As hard as it was to stay up with a baby, I remember enjoying all the late-night kung fu movies. This time, there aren’t enough movies that can keep me awake after 2am. They need to be loud and engaging with lots of changes in action. Not plot changes. Action changes. Volume changes help. I don’t care about plot at all. Maybe now is the time to catch up with the Fast and the Furious series.


I did a podcast to promote a comedy special, and the host asked me if I’d achieved the perfect work/life balance. I laughed and answered that instead of holding the baby so that my wife could rest her back, I was recording a podcast. I also don’t know how to be the dad who is in my kids’ lives “enough” while being the dad who is out in the world earning “enough” money to feed, house, clothe, educate and entertain them. The sooner you accept the lack of balance, the less unbalanced you’ll feel.

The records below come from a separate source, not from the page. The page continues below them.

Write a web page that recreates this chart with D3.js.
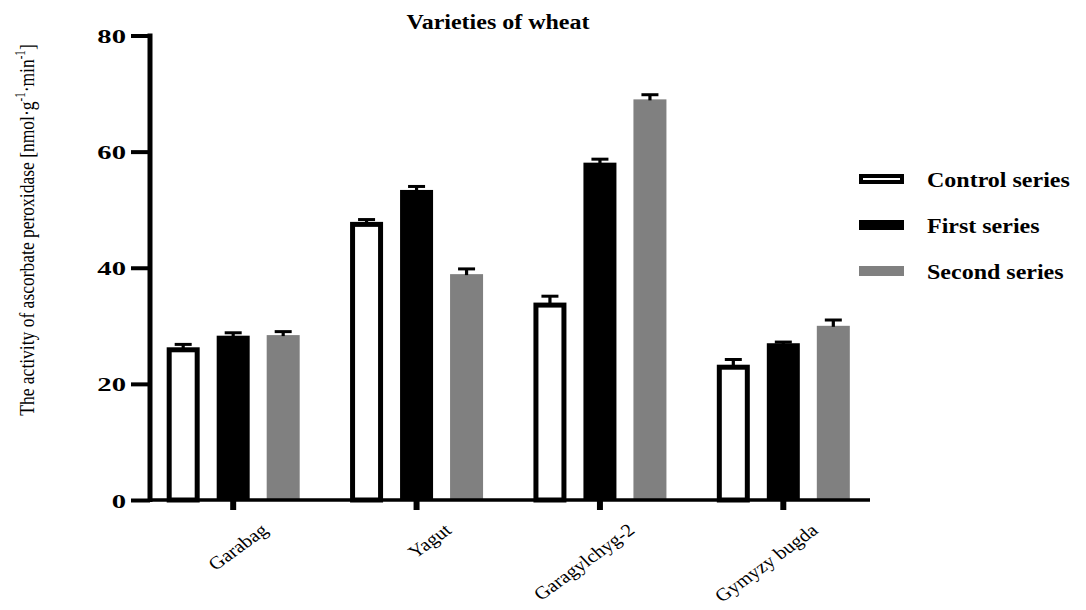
<!DOCTYPE html>
<html>
<head>
<meta charset="utf-8">
<script src="https://cdn.jsdelivr.net/npm/d3@7"></script>
<style>
  html, body { margin: 0; padding: 0; background: #fff; }
  svg { display: block; }
  text { font-family: "Liberation Serif", "Times New Roman", serif; fill: #000; }
</style>
</head>
<body>
<svg id="chart" width="1086" height="610"></svg>
<script>
// ---- data ----
const categories = ["Garabag", "Yagut", "Garagylchyg-2", "Gymyzy bugda"];
const seriesNames = ["Control series", "First series", "Second series"];
const controlValues = [26.3, 47.9, 34.0, 23.3];
const controlErrors = [0.5, 0.4, 1.1, 0.9];
const firstValues = [28.3, 53.4, 58.1, 27.0];
const firstErrors = [0.5, 0.6, 0.6, 0.2];
const secondValues = [28.4, 38.9, 69.0, 30.0];
const secondErrors = [0.6, 0.9, 0.8, 1.0];
const yTicks = [0, 20, 40, 60, 80];
const titleText = "Varieties of wheat";
const yTitleMain = "The activity of ascorbate peroxidase [nmol·g";
const yTitleMid = "·min";

// ---- build table ----
const valuesBySeries = [controlValues, firstValues, secondValues];
const errorsBySeries = [controlErrors, firstErrors, secondErrors];
const table = [];
categories.forEach((c, i) => {
  seriesNames.forEach((s, j) => {
    table.push({ category: c, series: s, value: valuesBySeries[j][i], error: errorsBySeries[j][i] });
  });
});

const svg = d3.select("#chart");

const y = d3.scaleLinear().domain([0, 80]).range([500, 35.5]);
const x0 = d3.scaleBand().domain(categories).range([141.5, 875]).paddingInner(0).paddingOuter(0);
const x1 = d3.scaleBand().domain(seriesNames).range([-66.5, 66.5]).paddingInner(0.34);
const fillOf = d3.scaleOrdinal().domain(seriesNames).range(["#ffffff", "#000000", "#808080"]);
const strokeOf = d3.scaleOrdinal().domain(seriesNames).range(["#000000", "none", "none"]);
const SW = 5;

const cx = d => x0(d.category) + x0.bandwidth() / 2 + x1(d.series);

// bars
const bars = svg.append("g");
bars.selectAll("rect").data(table).enter().append("rect")
  .attr("x", d => strokeOf(d.series) === "none" ? cx(d) : cx(d) + SW / 2)
  .attr("width", d => strokeOf(d.series) === "none" ? x1.bandwidth() : x1.bandwidth() - SW)
  .attr("y", d => strokeOf(d.series) === "none" ? y(d.value) : y(d.value) + SW / 2)
  .attr("height", d => strokeOf(d.series) === "none" ? y(0) - y(d.value) : y(0) - y(d.value) - SW / 2)
  .attr("fill", d => fillOf(d.series))
  .attr("stroke", d => strokeOf(d.series))
  .attr("stroke-width", SW);

// error bars
const eg = svg.append("g").attr("stroke", "#000");
eg.selectAll("line.stem").data(table).enter().append("line")
  .attr("class", "stem")
  .attr("x1", d => cx(d) + x1.bandwidth() / 2)
  .attr("x2", d => cx(d) + x1.bandwidth() / 2)
  .attr("y1", d => y(d.value) + 1)
  .attr("y2", d => y(d.value + d.error))
  .attr("stroke-width", 3.2);
eg.selectAll("line.cap").data(table).enter().append("line")
  .attr("class", "cap")
  .attr("x1", d => cx(d) + x1.bandwidth() / 2 - 8.5)
  .attr("x2", d => cx(d) + x1.bandwidth() / 2 + 8.5)
  .attr("y1", d => y(d.value + d.error))
  .attr("y2", d => y(d.value + d.error))
  .attr("stroke-width", 3);

// y axis
const yAxis = svg.append("g").attr("transform", "translate(150,0)")
  .call(d3.axisLeft(y).tickValues(yTicks).tickSize(19).tickSizeOuter(0).tickPadding(6));
yAxis.select(".domain").attr("stroke", "#000").attr("stroke-width", 5)
  .attr("d", `M0,${y(80) - 2}V${y(0) + 2}`);
yAxis.selectAll(".tick line").attr("stroke", "#000").attr("stroke-width", 4);
yAxis.selectAll(".tick text").remove();
yAxis.selectAll(".tick").append("text")
  .attr("text-anchor", "end")
  .attr("transform", "translate(-24,7) scale(1.55,1)")
  .style("font-size", "18.5px").style("font-weight", "bold")
  .text(d => d);

// x axis
const xAxis = svg.append("g").attr("transform", `translate(0,${y(0)})`)
  .call(d3.axisBottom(x0).tickSize(10).tickSizeOuter(0));
xAxis.select(".domain").remove();
xAxis.append("line").attr("x1", 148).attr("x2", 870).attr("y1", 0).attr("y2", 0)
  .attr("stroke", "#000").attr("stroke-width", 3.5);
xAxis.selectAll(".tick line").attr("stroke", "#000").attr("stroke-width", 6);
xAxis.selectAll(".tick text").remove();
xAxis.selectAll(".tick").append("text")
  .attr("text-anchor", "end")
  .attr("transform", "translate(36,32) scale(1.15,1) rotate(-40)")
  .style("font-size", "18px")
  .text(d => d);

// title
svg.append("text")
  .attr("text-anchor", "middle")
  .attr("transform", "translate(498,29) scale(1.2,1)")
  .style("font-size", "20px").style("font-weight", "bold")
  .text(titleText);

// y title
const yt = svg.append("text")
  .attr("text-anchor", "middle")
  .attr("transform", "translate(34,230) scale(1.25,1) rotate(-90)")
  .style("font-size", "17.5px");
yt.append("tspan").text(yTitleMain);
yt.append("tspan").attr("dy", -7).style("font-size", "11px").text("-1");
yt.append("tspan").attr("dy", 7).text(yTitleMid);
yt.append("tspan").attr("dy", -7).style("font-size", "11px").text("-1");
yt.append("tspan").attr("dy", 7).text("]");

// legend
const legY = d3.scalePoint().domain(seriesNames).range([179, 271]);
const leg = svg.append("g");
const rows = leg.selectAll("g").data(seriesNames).enter().append("g")
  .attr("transform", d => `translate(859,${legY(d)})`);
rows.append("rect")
  .attr("x", d => strokeOf(d) === "none" ? 0 : 2)
  .attr("y", d => strokeOf(d) === "none" ? -5 : -3)
  .attr("width", d => strokeOf(d) === "none" ? 45 : 41)
  .attr("height", d => strokeOf(d) === "none" ? 10 : 6)
  .attr("fill", d => fillOf(d))
  .attr("stroke", d => strokeOf(d))
  .attr("stroke-width", 4);
rows.append("text")
  .attr("transform", "translate(68,8) scale(1.2,1)")
  .style("font-size", "20px").style("font-weight", "bold")
  .text(d => d);
</script>
</body>
</html>
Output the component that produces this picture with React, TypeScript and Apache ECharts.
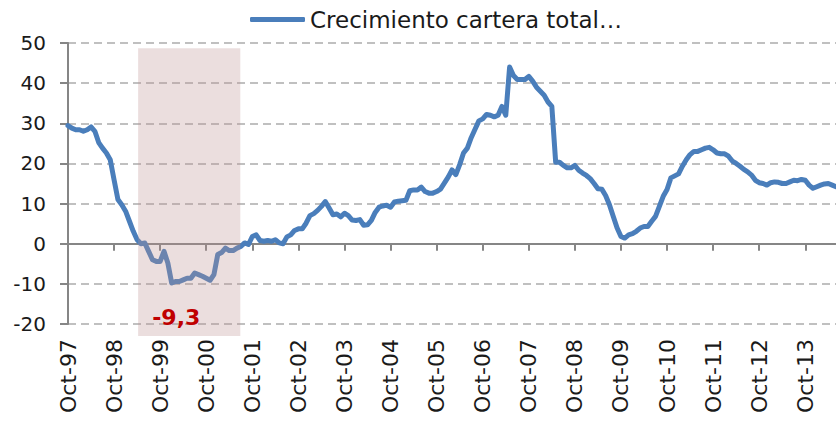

My daughters are three of the coolest people I have ever met. But yes, occasionally I wish I were one of those 1950s-era dads who left the house at 8:30am and returned at 7pm after a stint at the bar. I wish when my wife tried to hand me my daughter at 10pm I could look at her like, “Why are you trying to hand me a baby? I’m a man”. I can’t do it that way. Doing some faux-’50sdad thing and pretending like I don’t want to be around for every minute of it would be harder than what I am going through now. It’s mayhem. But there’s nothing about it I want to miss.